Sollte ein Kunde nach einer Buchung allenfalls eine Anzahlung noch nicht getätigt haben, könnte er – wenn es zu keiner amikalen Einigung mit dem Reiseveranstalter kommt – die sogenannte Unsicherheitseinrede gem. § 1052 ABGB (Allgemeines Bürgerliches Gesetzbuch) erheben. Denn selbst wenn man zu einer Vorleistung verpflichtet wäre (was einen zustande gekommenen Vertrag voraussetzt), kann man die eigene Leistung zurückbehalten, wenn unsicher ist (etwa wegen schlechter Vermögensverhältnisse des Reiseveranstalters), ob die Gegenleistung überhaupt erbracht werden wird. In Zeiten einer Thomas Cook Insolvenz bzw der Staatshilfenbeantragung der TUI als Europas größtem Reiseanbieter sowie von diversen Fluglinien kann dem Argument einer Unsicherheit in der Branche wohl nur schwer entgegengetreten werden. Übrigens gibt es diese Unsicherheitseinrede auch in Deutschland (§ 321 BGB - Bürgerliches Gesetzbuch).

 

Ob eine durch den Reiseveranstalter veranlasste gerichtliche Klärung vor einem Reisebeginn tunlich oder zeitlich überhaupt ein Thema bzw realistisch ist, steht auf einem anderen Blatt. Aber dieses Risiko trägt dann zunächst der Reiseveranstalter und muss dann der Kunde zumindest nicht einer bereits geleisteten Anzahlung nachlaufen …….

 

Viele Reiseveranstalter sind hier kundenfreundlich, aber könnte die Krise für viele auch existenzbedrohlich werden, sodass - wie ich in der Praxis auch sehe - schon um Anzahlungen gekämpft wird.

 

Am Rande sei auch erwähnt, dass - was in der öffentlichen Diskussion etwas untergeht - auch der Reiseveranstalter aus gewissen Gründen vom Vertrag zurücktreten kann.
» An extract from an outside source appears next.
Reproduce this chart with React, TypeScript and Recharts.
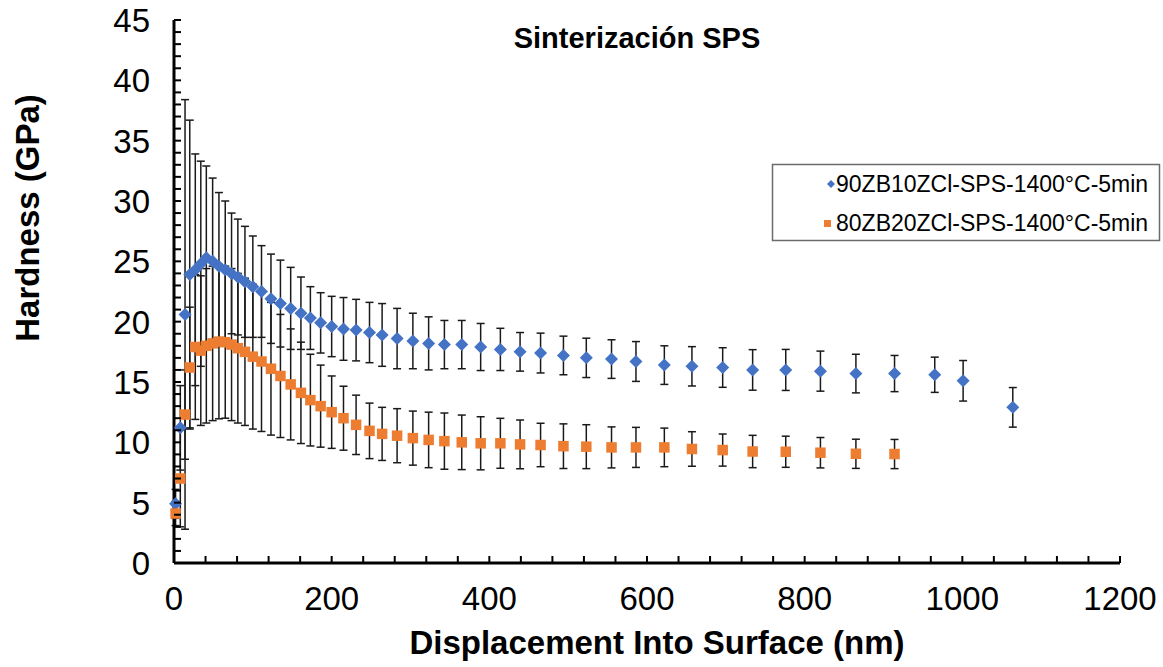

Dies etwa bei zu wenig Buchungen einer Reise mit einer Mindestteilnehmerzahl; oder etwa, wenn der Reiseveranstalter ebenfalls aufgrund unvermeidbarer und außergewöhnlicher Umstände an der Erfüllung des Vertrags gehindert ist und seine Rücktrittserklärung dem Reisenden unverzüglich, spätestens jedoch vor Beginn der Pauschalreise zugeht (Genaueres hierzu in § 10 Abs 3 PRG).

 

Der Reiseveranstalter hat dem Reisenden bei einem berechtigten Rücktritt nach dem PRG alle von diesem oder in dessen Namen für die Pauschalreise geleisteten Beträge unverzüglich, spätestens jedoch binnen 14 Tagen ab Zugang der Rücktrittserklärung, zu erstatten.

 

Zusammenfassend ist also auf Basis der aktuellen Rechtslage vor einem frühzeitigen Reiserücktritt Vorsicht geboten und die Sachlage individuell prüfen zu lassen. Sollten sie darüber hinaus besondere Gründe für einen vorzeitigen Rücktritt ins Treffen führen können, kann selbstverständlich auch eine individuelle Lösung geprüft und allenfalls auch geltend gemacht werden.

 

Ich wünsche Ihnen/Euch allen noch frohe Osterfeiertage und einen schönen Frühlingstag!